BPMS Lesson Learned – Design

This blog contribution tries to summarize experiences gained when designing BPMS solution using ActiveVOS v. 6.1. and highlight key design decesions. It describes the consequences of these decisions in the context of a bigger picture (impact on production, maintainability, day-to-day routines, …).  As the overall architecture is a set of design decisions which depends on a business context and objectives you are trying to achieve there is no simple copy-paste solution applicable in every situation. Let’s make long story short and have a look at those key areas:
  • BPMS is not a web flow framework! It can be tempting to use a WS-HT interface for each interaction with a client/user. Beside the fact that you have to initiate somehow the interaction with the client ( create a human task) you are not aware of, it has a negative impact on DB space consumption. Every human task has several underlying processes consuming space  depending on a log level and persistence settings but moreover this doesn’t hold any business relevant info. In newer versions this is treated in a better way.

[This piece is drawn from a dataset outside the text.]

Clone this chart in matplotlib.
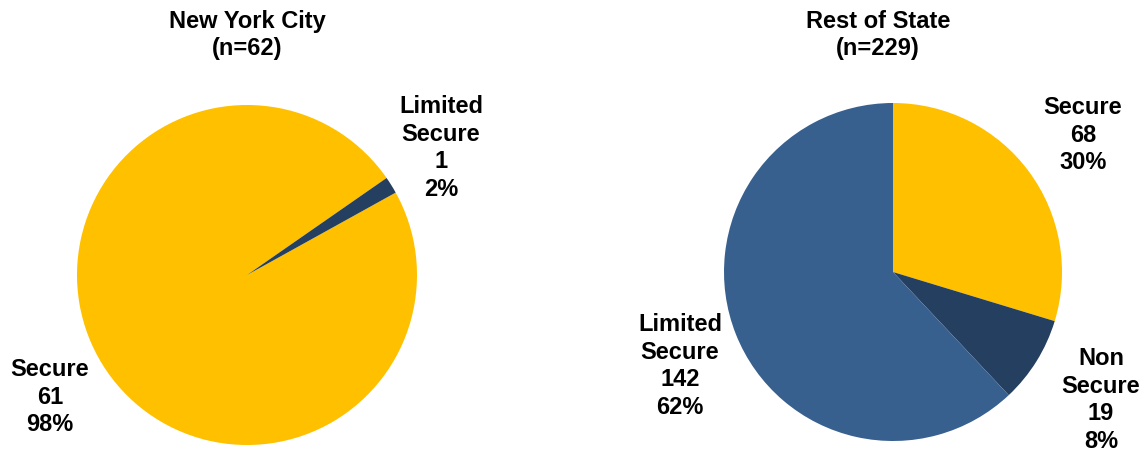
import matplotlib
matplotlib.use("Agg")
import matplotlib.pyplot as plt

plt.rcParams["font.family"] = ["Liberation Sans", "DejaVu Sans"]

W, H = 1140, 454

# data
nyc_labels = ["Secure", "Limited Secure"]
nyc_counts = [61, 1]
nyc_colors = ["#FFC000", "#243F60"]

ros_labels = ["Secure", "Non Secure", "Limited Secure"]
ros_counts = [68, 19, 142]
ros_colors = ["#FFC000", "#243F60", "#37608F"]

fig = plt.figure(figsize=(W / 100, H / 100), dpi=100)


def pie_ax(cx, cy, r):
    # cx, cy, r in pixels, y from top
    return fig.add_axes([(cx - r) / W, (H - cy - r) / H, 2 * r / W, 2 * r / H])


def label(x, y, s):
    fig.text(x / W, 1 - y / H, s, ha="center", va="center", fontsize=17,
             fontweight="bold", linespacing=1.27)


ax1 = pie_ax(247, 275, 170)
ax1.pie(nyc_counts, colors=nyc_colors, startangle=29, counterclock=False,
        wedgeprops=dict(linewidth=0))
ax1.set_xlim(-1, 1)
ax1.set_ylim(-1, 1)

ax2 = pie_ax(893, 272, 169)
ax2.pie(ros_counts, colors=ros_colors, startangle=90, counterclock=False,
        wedgeprops=dict(linewidth=0))
ax2.set_xlim(-1, 1)
ax2.set_ylim(-1, 1)

label(247, 35, "New York City\n(n=62)")
label(878, 35, "Rest of State\n(n=229)")

tot1 = sum(nyc_counts)
label(441, 148, f"Limited\nSecure\n{nyc_counts[1]}\n{round(100 * nyc_counts[1] / tot1)}%")
label(50, 397, f"Secure\n{nyc_counts[0]}\n{round(100 * nyc_counts[0] / tot1)}%")

tot2 = sum(ros_counts)
label(1083, 135, f"Secure\n{ros_counts[0]}\n{round(100 * ros_counts[0] / tot2)}%")
label(1101, 400, f"Non\nSecure\n{ros_counts[1]}\n{round(100 * ros_counts[1] / tot2)}%")
label(680, 366, f"Limited\nSecure\n{ros_counts[2]}\n{round(100 * ros_counts[2] / tot2)}%")

fig.savefig("out.png", dpi=100)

  • Think of your error handling strategy. Used implementation offers feature “suspend on fail” so in case of an error the process is put in suspended state and waiting for a manual interaction. The operator can replay the process. Be very careful with this feature. Overuse of this pattern leads to high database space consumption as a precondition of this feature is a full process logging and persistence enabled. More over what the operator can do with the failing process? In a “properly tested” system  this can happen due to the two main reasons: either data missing or technical reason like service is unavailable. In the first case do you really think that the operator will know your client’s  insurance number somewhere in the system? Certainly no. What about auditing in such a system, that’s another really important question. Fail over to human task seems like a reasonable solution. In the second case, implementation offers a feature called “retry policy”. Taking advantage of this feature you can achieve short-time outage immunity of the system. 

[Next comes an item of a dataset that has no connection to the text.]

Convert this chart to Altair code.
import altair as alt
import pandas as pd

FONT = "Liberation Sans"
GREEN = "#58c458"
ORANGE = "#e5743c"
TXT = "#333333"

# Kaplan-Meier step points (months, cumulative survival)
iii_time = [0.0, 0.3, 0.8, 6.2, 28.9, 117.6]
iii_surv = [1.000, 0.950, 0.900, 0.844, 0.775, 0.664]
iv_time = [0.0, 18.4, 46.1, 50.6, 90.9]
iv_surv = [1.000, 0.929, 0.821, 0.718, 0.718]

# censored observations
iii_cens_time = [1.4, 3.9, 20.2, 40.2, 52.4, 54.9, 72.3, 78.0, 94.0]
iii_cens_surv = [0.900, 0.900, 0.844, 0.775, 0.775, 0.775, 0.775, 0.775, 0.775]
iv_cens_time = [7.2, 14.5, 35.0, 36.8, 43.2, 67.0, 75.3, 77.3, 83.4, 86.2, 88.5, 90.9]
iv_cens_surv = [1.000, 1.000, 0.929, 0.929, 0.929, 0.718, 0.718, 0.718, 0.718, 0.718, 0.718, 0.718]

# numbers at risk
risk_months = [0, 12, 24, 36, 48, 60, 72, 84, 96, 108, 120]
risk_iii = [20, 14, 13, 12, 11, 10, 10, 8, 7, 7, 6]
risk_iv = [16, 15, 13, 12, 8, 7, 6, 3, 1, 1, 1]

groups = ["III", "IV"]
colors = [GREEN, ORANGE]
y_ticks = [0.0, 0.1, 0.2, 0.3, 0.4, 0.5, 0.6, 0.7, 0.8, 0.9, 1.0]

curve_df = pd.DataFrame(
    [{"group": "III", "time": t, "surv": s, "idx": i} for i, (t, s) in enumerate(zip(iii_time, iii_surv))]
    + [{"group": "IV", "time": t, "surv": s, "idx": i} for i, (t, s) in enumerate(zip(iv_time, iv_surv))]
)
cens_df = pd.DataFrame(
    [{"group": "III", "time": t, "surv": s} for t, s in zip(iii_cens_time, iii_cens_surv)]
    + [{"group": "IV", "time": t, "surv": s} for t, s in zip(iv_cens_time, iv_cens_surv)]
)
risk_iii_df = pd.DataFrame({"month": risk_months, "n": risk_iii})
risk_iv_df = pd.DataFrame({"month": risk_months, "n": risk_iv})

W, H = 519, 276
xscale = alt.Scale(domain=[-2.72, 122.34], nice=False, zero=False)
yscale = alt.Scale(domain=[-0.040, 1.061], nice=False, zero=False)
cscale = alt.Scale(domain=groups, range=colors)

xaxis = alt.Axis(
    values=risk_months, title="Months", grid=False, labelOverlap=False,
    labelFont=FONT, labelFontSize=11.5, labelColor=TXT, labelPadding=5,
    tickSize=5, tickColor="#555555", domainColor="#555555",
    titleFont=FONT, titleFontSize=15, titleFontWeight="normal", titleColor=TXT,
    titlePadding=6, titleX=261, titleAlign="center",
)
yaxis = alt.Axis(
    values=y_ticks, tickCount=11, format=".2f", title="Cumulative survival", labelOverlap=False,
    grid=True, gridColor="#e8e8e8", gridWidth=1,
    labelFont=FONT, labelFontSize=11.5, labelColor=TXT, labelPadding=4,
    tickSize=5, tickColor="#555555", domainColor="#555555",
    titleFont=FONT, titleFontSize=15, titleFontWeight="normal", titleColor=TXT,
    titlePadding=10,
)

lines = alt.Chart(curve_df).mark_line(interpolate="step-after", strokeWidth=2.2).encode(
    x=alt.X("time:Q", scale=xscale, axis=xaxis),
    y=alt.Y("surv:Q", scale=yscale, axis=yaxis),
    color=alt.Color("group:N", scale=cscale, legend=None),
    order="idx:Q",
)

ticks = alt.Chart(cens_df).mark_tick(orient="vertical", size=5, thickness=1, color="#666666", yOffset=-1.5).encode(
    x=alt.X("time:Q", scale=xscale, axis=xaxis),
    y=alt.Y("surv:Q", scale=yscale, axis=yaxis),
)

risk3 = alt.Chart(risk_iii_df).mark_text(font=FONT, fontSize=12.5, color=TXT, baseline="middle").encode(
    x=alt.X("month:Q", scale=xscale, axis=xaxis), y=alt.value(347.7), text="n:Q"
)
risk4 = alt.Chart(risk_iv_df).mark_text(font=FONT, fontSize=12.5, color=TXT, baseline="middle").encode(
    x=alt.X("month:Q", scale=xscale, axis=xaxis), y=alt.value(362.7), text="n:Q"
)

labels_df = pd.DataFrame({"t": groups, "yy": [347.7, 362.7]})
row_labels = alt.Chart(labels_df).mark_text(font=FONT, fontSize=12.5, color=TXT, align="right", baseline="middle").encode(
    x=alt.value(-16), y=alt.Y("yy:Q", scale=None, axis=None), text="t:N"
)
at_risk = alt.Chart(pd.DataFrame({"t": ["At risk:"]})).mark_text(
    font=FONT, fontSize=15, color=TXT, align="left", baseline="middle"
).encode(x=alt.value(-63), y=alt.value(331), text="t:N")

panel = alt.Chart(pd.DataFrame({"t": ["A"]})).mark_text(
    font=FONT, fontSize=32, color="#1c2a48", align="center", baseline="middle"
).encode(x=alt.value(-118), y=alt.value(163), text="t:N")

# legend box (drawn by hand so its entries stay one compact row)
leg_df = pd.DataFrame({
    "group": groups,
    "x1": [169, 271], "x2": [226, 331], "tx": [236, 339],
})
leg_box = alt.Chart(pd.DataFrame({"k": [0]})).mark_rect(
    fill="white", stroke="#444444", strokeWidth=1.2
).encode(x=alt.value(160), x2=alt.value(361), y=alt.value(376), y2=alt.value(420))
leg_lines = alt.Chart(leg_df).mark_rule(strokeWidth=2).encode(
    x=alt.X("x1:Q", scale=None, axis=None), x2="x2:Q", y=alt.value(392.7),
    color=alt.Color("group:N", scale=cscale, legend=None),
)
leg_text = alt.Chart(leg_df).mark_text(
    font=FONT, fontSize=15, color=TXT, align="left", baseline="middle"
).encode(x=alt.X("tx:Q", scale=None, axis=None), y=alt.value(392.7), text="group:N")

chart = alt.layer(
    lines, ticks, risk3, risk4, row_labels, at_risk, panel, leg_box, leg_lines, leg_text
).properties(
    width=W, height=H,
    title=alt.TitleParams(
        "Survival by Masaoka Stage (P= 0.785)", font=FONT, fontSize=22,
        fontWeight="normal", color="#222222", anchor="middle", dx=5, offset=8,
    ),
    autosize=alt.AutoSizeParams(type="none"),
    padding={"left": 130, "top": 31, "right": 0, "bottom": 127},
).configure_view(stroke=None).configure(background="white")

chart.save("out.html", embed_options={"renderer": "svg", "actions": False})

  • Structure your processes to smaller blocks. Although I can understand why people tend to design long processes, experiences prove the opposite. With one long process which realizes the whole business you’ll gain  readability but you’ll lose re-usability, maintainability  and more importantly scalability of the system. Not all the processes and sub-processes have the same level of importance at least from the technical perspective and realized business as well. You can use different levels of process/sub-process logging, persistence and polices such as retry policy. All this has a positive impact on lowering the database  consumption ratio, improving stability and robustness of the system. One important thing which we shouldn’t leave aside is spatial scalability. Every sub-process is just another web service so in case we need to improve throughput of the system we are free to setup a new instance and deploy those processes there. We are absolutely free from the point of infrastructure like load balancing, clustering, …  The only thing we need to keep in mind is that created human tasks are running within “BPEL engine” (no different component). The current version of implementation wasn’t able to read human tasks from more than one “BPEL engine” .
  • Sort your data. In every business domain there are some legal requirements such as auditing and archiving those information for a number of years. Naive approach I’ve met can be: “BPMS holds all the info”. That certainly does. But how the data are structured? Are all the data stored in BPMS relevant to business hence worth of archiving? BPMS is definitively keeping a lot of system information not relevant to business in his own internal structure. E.g. incoming messages as xml objects in variables. That means to get a specific info you would need to find that variable out and within xml object locate that specific piece of information. Moreover this information doesn’t have a time scope guaranteed. If the process doesn’t have full logging enabled then just the latest status is kept and no track of changes. The best approach is to solve this auditing requirements in advance. Store all your audit info into a separate DB schema in a well-defined readable structure. You save a significant amount of consumed DB space and you don’t have to create a “data mining” solution from the BPMS schema. No need to talk about expenses for additional disk capacity.
  • Reason over every feature used in the human task. Human tasks offer a lot of features which support interaction with users e.g. email, task escalation, task notification, etc. Especially pay attention to the task notification feature. Internal implementation is equal to a human task which simply doesn’t show up in the inbox as a new task but only as a notification. It was measured that one human task consumes roughly 1MB. Overuse of this feature can have a big impact on disk space consumed by the DB. The most dangerous thing about notifications is that underlaying system processes are in the running state until the user confirm delivery. Hence it is difficult to delete them from the console. Also associate the notification to the human task feature is missing so there is no other way to cope with the problem then a manual cancellation of the internal system process. This process can be really time-consuming when your system generates three thousand messages over the night.
  • Use “proxy back-end call pattern”. Every back-end system has his own domain model and message structure. It is really tedious and time-consuming to build messages on the BPMS side where the only tools available are Xpath, XQuery, etc. Proven by experience the better and more efficient approach is calling a “proxy method” which is responsible for building the message up, sending the message out and processing the result passed back to BPMS.